A federal judge dismissed two lawsuits brought by technology workers who alleged that Walt Disney Company conspired with outsourcing companies when they forced the workers to train their H-1B replacements before termination. The suits alleged the defendants violated federal racketeering statutes but Florida Judge Gregory Presnell ruled the plaintiffs’ evidence was insufficient to sustain their claims.
The two former technology workers, Dena Moore and Leo Perrero, filed their class-action suits in U.S. District Court in Orlando against Disney World and Cognizant Technology Solutions or HCL Inc. The complaints said the two were informed that they would be terminated as of Jan. 30, 2015, and that they had 90 days to train H-1B visa holders as their replacements. Refusal meant losing a bonus and severance pay.
The suits alleged the defendants circumvented provisions of the H-1B law requiring employers to show that visa holders “will not adversely affect the working conditions” of similar existing workers. That’s a violation of Racketeer Influenced and Corrupt Organizations (RICO) statutes, the suit said, because "the conspiratorial objective was for (Cognizant or HCL) to misrepresent the nature of the employment of the H-1B visa holder in order to obtain Department of Labor approvals for such visa holders.” The H-1B law, under certain circumstances, also requires large outsourcing companies like Cognizant and to certify H-1B workers “will not displace any similarly employed U.S. worker.” But Disney fired the tech workers and hired the visa holders at "much lower" pay, the suit said.

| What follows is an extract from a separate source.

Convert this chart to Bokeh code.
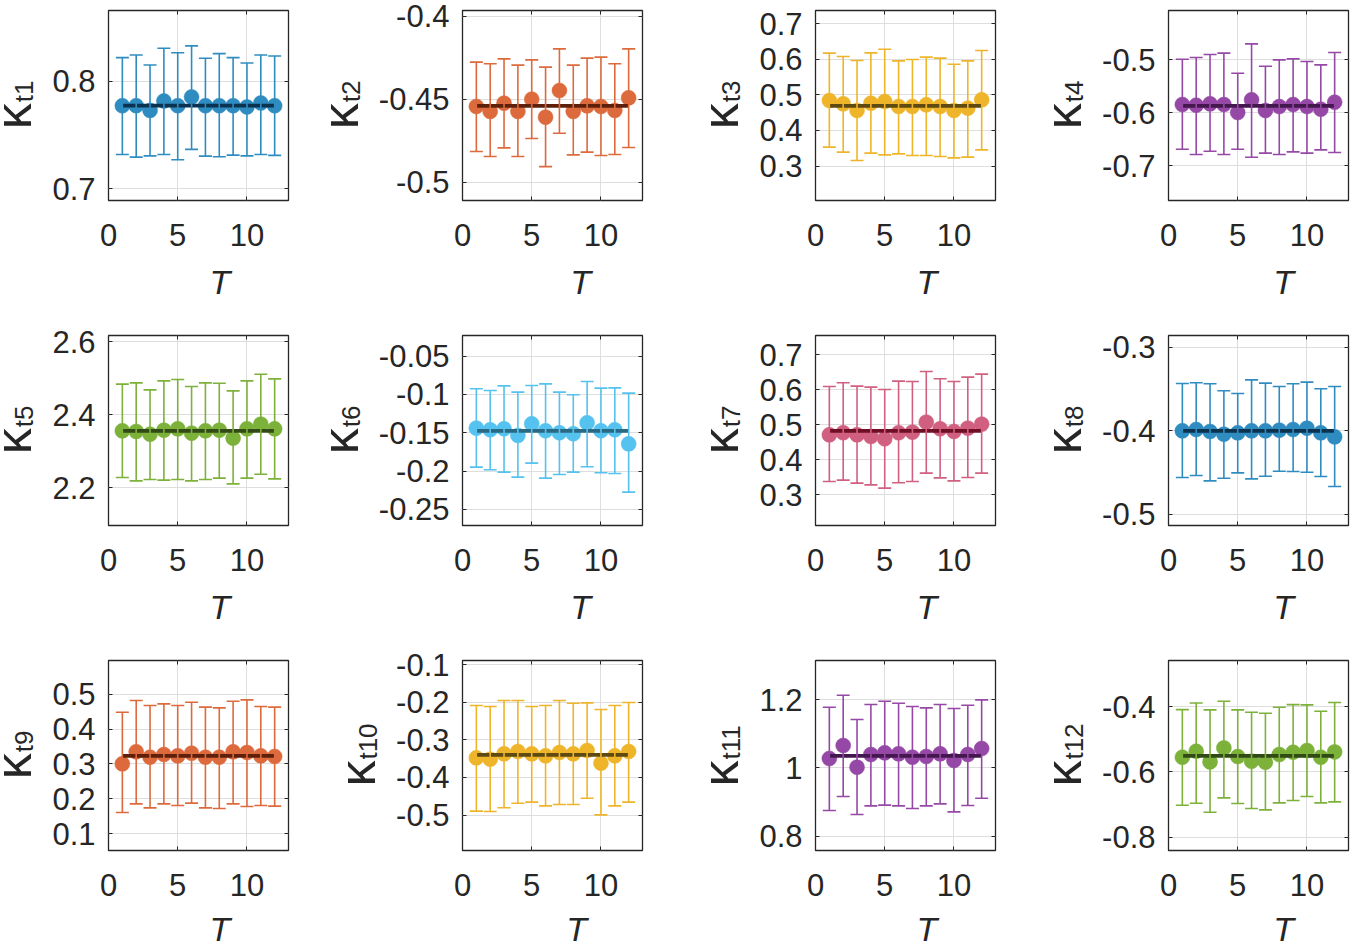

Sara Blackwell of The Blackwell Firm in Sarasota, Fla. represented the tech workers. At the time, Blackwell told the Houston Chronicle, "No one has ever sued for RICO and common law fraud claims against a company and the contracting company…This is important because hundreds of thousands of Americans have been fired in the exact same manner Disney workers were fired over the past several years."
Judge Presnell, a Clinton appointee, rejected the plaintiffs’ argument that the defendants had made false statements to the Labor Department -- a key element of a RICO finding -- but left open the possibility that tech workers may file another case.
On the ruling, Perrero told the New York Times “This has become an effective business model in the IT industry where two companies can come together and wipe out American jobs without much fear of legal action…I just hope that greed isn’t taking our country in the wrong direction.”
In a statement, Sara Blackwell said, "These Plaintiffs were forced to train foreign replacements for 90 days then they were fired. The United States government has created immigration and other laws that have allowed American companies to fire Americans, bring foreigners in this nation to take American jobs, ship American jobs and to also send America's private banking and medical data overseas. These RICO lawsuits were only two of many different legal avenues we are employing to stand up for the rights of American workers and the security of the American people's data. We have not decided, at this moment, if we plan to file an Amended Complaint. However, this loss is one that demonstrates the need for legal protection of American workers and American data."
To date Congress has failed to reform the fraud-ridden H-1B program.